Plotting code records:
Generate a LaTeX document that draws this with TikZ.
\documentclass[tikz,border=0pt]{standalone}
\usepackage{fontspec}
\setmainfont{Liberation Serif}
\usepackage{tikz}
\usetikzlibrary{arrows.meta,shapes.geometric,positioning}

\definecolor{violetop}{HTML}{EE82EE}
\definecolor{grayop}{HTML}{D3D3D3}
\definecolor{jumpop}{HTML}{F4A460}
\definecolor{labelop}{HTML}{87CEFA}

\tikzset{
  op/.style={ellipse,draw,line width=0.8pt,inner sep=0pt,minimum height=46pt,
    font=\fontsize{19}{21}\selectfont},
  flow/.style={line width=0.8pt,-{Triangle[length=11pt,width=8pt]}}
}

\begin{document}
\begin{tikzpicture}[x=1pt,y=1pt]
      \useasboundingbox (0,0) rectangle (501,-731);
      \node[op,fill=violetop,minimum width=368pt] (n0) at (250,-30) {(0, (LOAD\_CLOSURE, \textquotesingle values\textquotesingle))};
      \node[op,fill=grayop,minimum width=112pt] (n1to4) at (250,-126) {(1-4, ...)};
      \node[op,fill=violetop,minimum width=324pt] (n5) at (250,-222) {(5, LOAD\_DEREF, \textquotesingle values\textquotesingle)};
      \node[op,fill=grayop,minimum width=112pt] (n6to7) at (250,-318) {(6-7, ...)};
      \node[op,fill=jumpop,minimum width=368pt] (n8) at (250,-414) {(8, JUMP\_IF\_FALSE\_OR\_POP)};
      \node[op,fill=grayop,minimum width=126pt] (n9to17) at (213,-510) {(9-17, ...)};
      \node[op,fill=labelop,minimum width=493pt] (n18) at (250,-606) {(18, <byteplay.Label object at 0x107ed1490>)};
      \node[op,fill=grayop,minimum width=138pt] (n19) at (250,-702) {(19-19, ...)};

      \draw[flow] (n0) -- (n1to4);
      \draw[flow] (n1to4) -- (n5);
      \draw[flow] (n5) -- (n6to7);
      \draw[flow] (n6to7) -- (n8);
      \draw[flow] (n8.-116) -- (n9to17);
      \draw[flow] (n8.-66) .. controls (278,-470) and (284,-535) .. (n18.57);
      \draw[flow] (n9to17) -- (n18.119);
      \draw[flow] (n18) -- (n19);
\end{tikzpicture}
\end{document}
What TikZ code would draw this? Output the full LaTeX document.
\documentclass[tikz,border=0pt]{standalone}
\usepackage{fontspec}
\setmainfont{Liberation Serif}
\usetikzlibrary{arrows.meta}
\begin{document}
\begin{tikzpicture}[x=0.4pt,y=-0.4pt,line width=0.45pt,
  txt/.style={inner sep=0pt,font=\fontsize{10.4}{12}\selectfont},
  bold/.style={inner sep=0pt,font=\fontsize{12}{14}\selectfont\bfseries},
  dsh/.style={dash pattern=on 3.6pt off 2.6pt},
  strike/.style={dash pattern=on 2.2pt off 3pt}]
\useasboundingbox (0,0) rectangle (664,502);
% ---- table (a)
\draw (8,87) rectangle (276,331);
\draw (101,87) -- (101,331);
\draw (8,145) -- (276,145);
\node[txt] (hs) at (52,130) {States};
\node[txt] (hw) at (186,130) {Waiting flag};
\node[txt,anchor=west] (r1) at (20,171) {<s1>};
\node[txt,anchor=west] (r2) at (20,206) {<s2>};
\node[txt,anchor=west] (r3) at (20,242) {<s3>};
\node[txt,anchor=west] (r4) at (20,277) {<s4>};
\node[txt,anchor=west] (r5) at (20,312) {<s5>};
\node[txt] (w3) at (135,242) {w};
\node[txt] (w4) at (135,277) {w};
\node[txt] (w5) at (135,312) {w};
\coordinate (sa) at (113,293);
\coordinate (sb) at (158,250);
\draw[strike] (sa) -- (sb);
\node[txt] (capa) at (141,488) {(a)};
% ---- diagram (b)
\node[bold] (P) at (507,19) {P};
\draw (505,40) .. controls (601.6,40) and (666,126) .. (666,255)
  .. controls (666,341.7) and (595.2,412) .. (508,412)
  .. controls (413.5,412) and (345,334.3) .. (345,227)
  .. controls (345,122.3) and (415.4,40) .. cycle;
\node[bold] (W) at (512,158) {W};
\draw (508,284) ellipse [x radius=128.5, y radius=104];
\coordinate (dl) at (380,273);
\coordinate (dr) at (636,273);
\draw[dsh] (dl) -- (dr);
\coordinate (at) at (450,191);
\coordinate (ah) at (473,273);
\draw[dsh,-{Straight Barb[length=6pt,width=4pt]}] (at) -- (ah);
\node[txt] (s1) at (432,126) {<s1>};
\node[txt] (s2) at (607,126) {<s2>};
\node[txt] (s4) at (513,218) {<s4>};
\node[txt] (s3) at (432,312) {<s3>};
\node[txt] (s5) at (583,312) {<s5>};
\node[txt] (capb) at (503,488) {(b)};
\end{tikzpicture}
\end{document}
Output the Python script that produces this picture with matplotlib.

### TASK
Print the listing above in full, exactly as it is.

### COMPLETED EXERCISE
Generate a LaTeX document that draws this with TikZ.
\documentclass[tikz,border=0pt]{standalone}
\usepackage{fontspec}
\setmainfont{Liberation Serif}
\usepackage{tikz}
\usetikzlibrary{arrows.meta,shapes.geometric,positioning}

\definecolor{violetop}{HTML}{EE82EE}
\definecolor{grayop}{HTML}{D3D3D3}
\definecolor{jumpop}{HTML}{F4A460}
\definecolor{labelop}{HTML}{87CEFA}

\tikzset{
  op/.style={ellipse,draw,line width=0.8pt,inner sep=0pt,minimum height=46pt,
    font=\fontsize{19}{21}\selectfont},
  flow/.style={line width=0.8pt,-{Triangle[length=11pt,width=8pt]}}
}

\begin{document}
\begin{tikzpicture}[x=1pt,y=1pt]
      \useasboundingbox (0,0) rectangle (501,-731);
      \node[op,fill=violetop,minimum width=368pt] (n0) at (250,-30) {(0, (LOAD\_CLOSURE, \textquotesingle values\textquotesingle))};
      \node[op,fill=grayop,minimum width=112pt] (n1to4) at (250,-126) {(1-4, ...)};
      \node[op,fill=violetop,minimum width=324pt] (n5) at (250,-222) {(5, LOAD\_DEREF, \textquotesingle values\textquotesingle)};
      \node[op,fill=grayop,minimum width=112pt] (n6to7) at (250,-318) {(6-7, ...)};
      \node[op,fill=jumpop,minimum width=368pt] (n8) at (250,-414) {(8, JUMP\_IF\_FALSE\_OR\_POP)};
      \node[op,fill=grayop,minimum width=126pt] (n9to17) at (213,-510) {(9-17, ...)};
      \node[op,fill=labelop,minimum width=493pt] (n18) at (250,-606) {(18, <byteplay.Label object at 0x107ed1490>)};
      \node[op,fill=grayop,minimum width=138pt] (n19) at (250,-702) {(19-19, ...)};

      \draw[flow] (n0) -- (n1to4);
      \draw[flow] (n1to4) -- (n5);
      \draw[flow] (n5) -- (n6to7);
      \draw[flow] (n6to7) -- (n8);
      \draw[flow] (n8.-116) -- (n9to17);
      \draw[flow] (n8.-66) .. controls (278,-470) and (284,-535) .. (n18.57);
      \draw[flow] (n9to17) -- (n18.119);
      \draw[flow] (n18) -- (n19);
\end{tikzpicture}
\end{document}
What TikZ code would draw this? Output the full LaTeX document.
\documentclass[tikz,border=0pt]{standalone}
\usepackage{fontspec}
\setmainfont{Liberation Serif}
\usetikzlibrary{arrows.meta}
\begin{document}
\begin{tikzpicture}[x=0.4pt,y=-0.4pt,line width=0.45pt,
  txt/.style={inner sep=0pt,font=\fontsize{10.4}{12}\selectfont},
  bold/.style={inner sep=0pt,font=\fontsize{12}{14}\selectfont\bfseries},
  dsh/.style={dash pattern=on 3.6pt off 2.6pt},
  strike/.style={dash pattern=on 2.2pt off 3pt}]
\useasboundingbox (0,0) rectangle (664,502);
% ---- table (a)
\draw (8,87) rectangle (276,331);
\draw (101,87) -- (101,331);
\draw (8,145) -- (276,145);
\node[txt] (hs) at (52,130) {States};
\node[txt] (hw) at (186,130) {Waiting flag};
\node[txt,anchor=west] (r1) at (20,171) {<s1>};
\node[txt,anchor=west] (r2) at (20,206) {<s2>};
\node[txt,anchor=west] (r3) at (20,242) {<s3>};
\node[txt,anchor=west] (r4) at (20,277) {<s4>};
\node[txt,anchor=west] (r5) at (20,312) {<s5>};
\node[txt] (w3) at (135,242) {w};
\node[txt] (w4) at (135,277) {w};
\node[txt] (w5) at (135,312) {w};
\coordinate (sa) at (113,293);
\coordinate (sb) at (158,250);
\draw[strike] (sa) -- (sb);
\node[txt] (capa) at (141,488) {(a)};
% ---- diagram (b)
\node[bold] (P) at (507,19) {P};
\draw (505,40) .. controls (601.6,40) and (666,126) .. (666,255)
  .. controls (666,341.7) and (595.2,412) .. (508,412)
  .. controls (413.5,412) and (345,334.3) .. (345,227)
  .. controls (345,122.3) and (415.4,40) .. cycle;
\node[bold] (W) at (512,158) {W};
\draw (508,284) ellipse [x radius=128.5, y radius=104];
\coordinate (dl) at (380,273);
\coordinate (dr) at (636,273);
\draw[dsh] (dl) -- (dr);
\coordinate (at) at (450,191);
\coordinate (ah) at (473,273);
\draw[dsh,-{Straight Barb[length=6pt,width=4pt]}] (at) -- (ah);
\node[txt] (s1) at (432,126) {<s1>};
\node[txt] (s2) at (607,126) {<s2>};
\node[txt] (s4) at (513,218) {<s4>};
\node[txt] (s3) at (432,312) {<s3>};
\node[txt] (s5) at (583,312) {<s5>};
\node[txt] (capb) at (503,488) {(b)};
\end{tikzpicture}
\end{document}
Output the Python script that produces this picture with matplotlib.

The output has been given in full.